И тогда вдруг она увидела, как торопливо шарит он ладонью по стене, ищет выключатель… Свет вспыхнул от его руки, мгновенно погасив багрово-черный мрак красного фонаря.

— Ты что? — завопила Ветка. — Ты же мне всю бумагу засветил!

— Прости, — тихо сказал отец. — Я не подумал об этом. Я совсем забыл…

— Ты вообще про все на свете забыл, когда включал! — продолжала вопить Ветка.

А потом она посмотрела на его лицо…

Нет, о чем-то он не забыл! О чем-то он вспомнил, прежде чем погасить этот багрово-черный огонь!

5. ОГОНЬ

Конечно, Валентин зря обманул деда, сказав, что мать с сестренкой приедут позже, что задержались на полдороге, в Камышине, из-за болезни сестры, да еще предупредив, что писем пока от них не будет, — матери не до писем, коли сестренка так захворала. Да и вообще почта сейчас ходит плохо.

Неизвестно, на что Валентин надеялся, сочинив все это, но он жалел деда и боялся за него. А теперь понимал: дед ему не верит. И может быть, именно из-за этого неверия у деда стало сдавать сердце, а он все равно сутками не уходил из цеха. Или ненависть, что была теперь у Валентина вместо сердца, сжигала и его? Может быть, та болезненная, обостренная обнаженность души, что не давала Валентину покоя после той ночи, пришла и к нему тоже, и он давно все понял сам?

Это было странное, непривычное и непонятное для Валентина состояние — словно не только у его рук, но и у души его была когда-то кожа, и вот теперь она обгорела, как и его руки… Все события вокруг воспринимались теперь не его разумом, а этой обгоревшей душой, воспринимались стремительно обнаженными, натянутыми, как струны, нервами. Разум словно бы не принимал никакого участия в этом восприятии, он не успевал думать. В этом было что-то непонятное и нереальное до страшного.

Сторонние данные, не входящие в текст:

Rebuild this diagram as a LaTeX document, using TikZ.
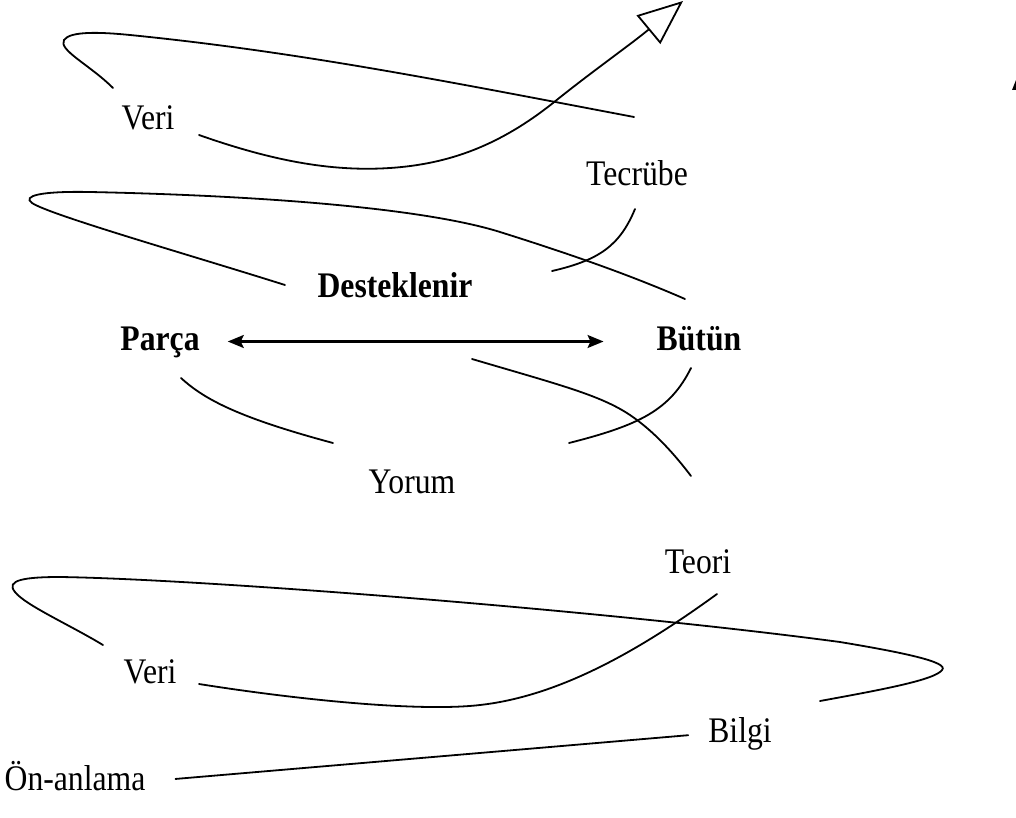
\documentclass[tikz,border=0pt]{standalone}
\usepackage{fontspec}
\setmainfont{Liberation Serif}[FakeStretch=0.88]
\usetikzlibrary{arrows.meta}
\tikzset{
  word/.style={
    font=\fontsize{36}{42}\selectfont,
    inner sep=0pt,
    text height=25pt,
    text depth=8pt,
    anchor=base
  },
  key word/.style={
    word,
    font=\fontsize{36}{42}\selectfont\bfseries
  },
  swirl/.style={
    line width=1.8pt,
    line cap=round
  }
}

\begin{document}
\begin{tikzpicture}[x=1pt, y=-1pt, >={Stealth[length=16pt, width=13pt, inset=3pt]}]
 \useasboundingbox (0,0) rectangle (1016,818);

 \node[word] (veri_top) at (148,130) {Veri};
 \node[word] (tecrube) at (637,186) {Tecrübe};
 \node[key word] (destek) at (395,297) {Desteklenir};
 \node[key word] (parca) at (160,350) {Parça};
 \node[key word] (butun) at (699,350) {Bütün};
 \node[word] (yorum) at (412,493) {Yorum};
 \node[word] (teori) at (698,573) {Teori};
 \node[word] (veri_bot) at (150,683) {Veri};
 \node[word] (bilgi) at (740,742) {Bilgi};
 \node[word] (onanlama) at (75,790) {Ön-anlama};

 % upper spiral
 \draw[swirl] (113,88) .. controls (90,65) and (58,50) .. (64,40)
   .. controls (70,31) and (100,32) .. (130,35)
   .. controls (300,52) and (450,82) .. (634,117);
 \draw[swirl, -{Triangle[open, length=45pt, width=37pt]}]
   (199,135) .. controls (270,160) and (330,172) .. (390,168)
   .. controls (450,164) and (500,145) .. (553,103)
   .. controls (590,73) and (630,45) .. (683,1);

 % middle spiral
 \draw[swirl] (285,285) .. controls (190,255) and (50,215) .. (32,203)
   .. controls (22,196) and (40,191) .. (90,192)
   .. controls (280,196) and (430,210) .. (500,232)
   .. controls (570,254) and (630,275) .. (685,299);
 \draw[swirl] (635,209) .. controls (620,245) and (600,260) .. (552,271);

 \draw[line width=2.2pt, <->, shorten <=28pt, shorten >=53pt] (parca.east) -- (butun.west);

 \draw[swirl] (181,378) .. controls (205,400) and (240,418) .. (333,443);
 \draw[swirl] (472,359) .. controls (560,385) and (600,395) .. (630,415)
   .. controls (655,432) and (675,455) .. (691,476);
 \draw[swirl] (691,368) .. controls (670,410) and (640,425) .. (569,443);

 % lower spiral
 \draw[swirl] (103,645) .. controls (70,625) and (25,605) .. (15,592)
   .. controls (5,580) and (25,577) .. (60,577)
   .. controls (200,579) and (600,610) .. (840,642)
   .. controls (900,652) and (950,662) .. (942,670)
   .. controls (935,680) and (880,690) .. (820,701);
 \draw[swirl] (199,684) .. controls (300,700) and (420,712) .. (480,705)
   .. controls (560,696) and (640,650) .. (717,594);

 \draw[swirl, shorten <=30pt, shorten >=20pt] (onanlama.east) -- (bilgi.west);

 % cut-off mark at the right edge
 \fill (1012,90) -- (1016,80) -- (1016,90) -- cycle;
\end{tikzpicture}
\end{document}
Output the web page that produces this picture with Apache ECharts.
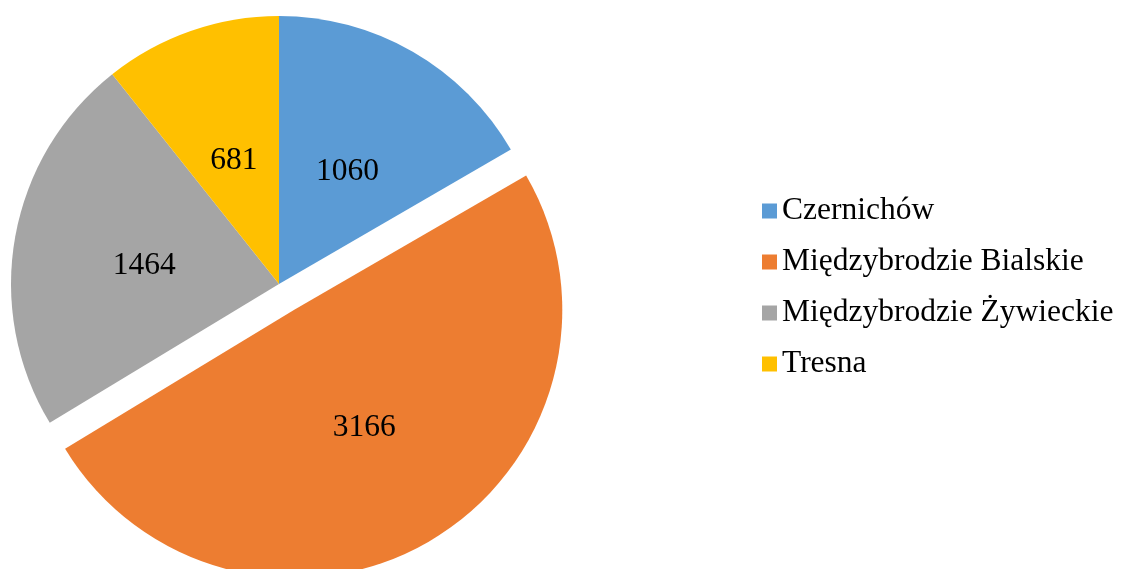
<!DOCTYPE html>
<html>
<head>
<meta charset="utf-8">
<script src="https://cdn.jsdelivr.net/npm/echarts@6/dist/echarts.min.js"></script>
<style>
  html, body { margin: 0; padding: 0; background: #fff; }
  #chart { width: 1122px; height: 569px; }
</style>
</head>
<body>
<div id="chart"></div>
<script>
// villages and their values
const categories = ['Czernichów', 'Międzybrodzie Bialskie', 'Międzybrodzie Żywieckie', 'Tresna'];
const values = [1060, 3166, 1464, 681];
const colors = ['#5B9BD5', '#ED7D31', '#A5A5A5', '#FFC000'];
const exploded = 'Międzybrodzie Bialskie';

const font = 'Liberation Serif, Times New Roman, serif';

const chart = echarts.init(document.getElementById('chart'));

chart.setOption({
  animation: false,
  color: colors,
  legend: {
    orient: 'vertical',
    left: 757,
    top: 190,
    icon: 'rect',
    itemWidth: 15,
    itemHeight: 15,
    itemGap: 19,
    selectedMode: false,
    textStyle: {
      fontFamily: font,
      fontSize: 31.5,
      lineHeight: 32,
      color: '#000',
    },
    data: categories,
  },
  series: [
    {
      type: 'pie',
      center: [279, 284],
      radius: 268,
      startAngle: 90,
      clockwise: true,
      selectedMode: 'single',
      selectedOffset: 30,
      emphasis: { disabled: true },
      label: {
        show: true,
        position: 'inner',
        formatter: '{c}',
        fontFamily: font,
        fontSize: 31.5,
        color: '#000',
        offset: [0, 6],
      },
      labelLine: { show: false },
      itemStyle: { borderWidth: 0 },
      data: categories.map((name, i) => ({
        name: name,
        value: values[i],
        selected: name === exploded,
      })),
    },
  ],
});
</script>
</body>
</html>
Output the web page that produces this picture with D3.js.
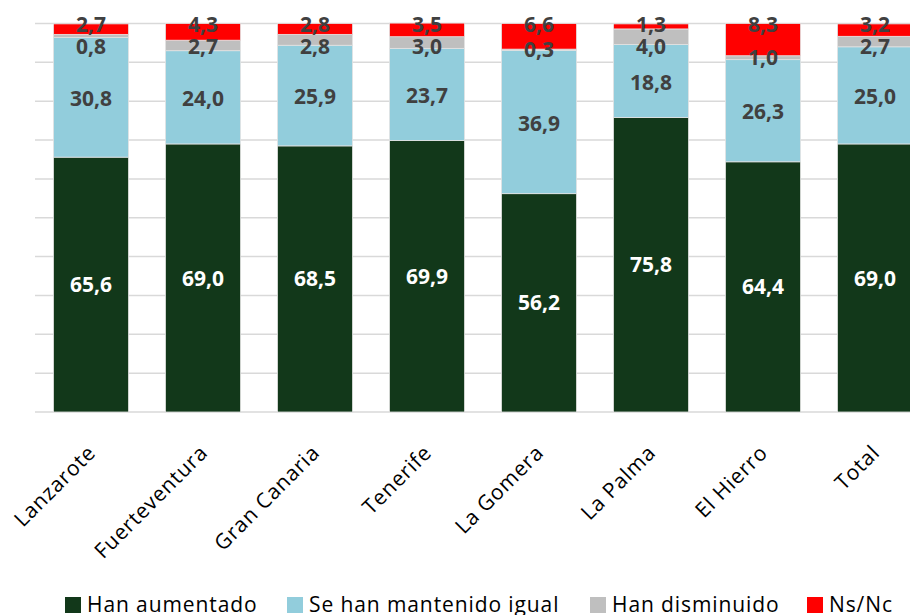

Он помнил, как, лежа на носилках, на палубе парохода, посмотрел вдруг на крутой берег, проплывающий мимо, и вспомнил тут же, что видел уже этот берег когда-то — с песчаным крутым обрывом, с двумя высокими деревьями наверху… Он знал, что не мог помнить этот обрыв и эти деревья, потому что ему было не больше двух лет, когда они всей семьей в первый и единственный раз плыли на пароходе по Волге. Однако теперь он вспомнил этот берег и даже голос матери вспомнил. То, что она сказала в тот момент, когда деревья эти проплывали мимо: «Не отходи от меня далеко, сынок!»

К нему подходила женщина в белом халате, и он, еще не зная ее имени и того, что она скажет, догадывался тут же, как ее зовут, что она скажет и что сделает… Раненый на соседних носилках стонал и метался в бреду, и он думал про него — танкист. И оказывалось — да, танкист.

Чуткое ухо еще не могло уловить гул самолета, а он уже знал — сейчас появится «юнкерс».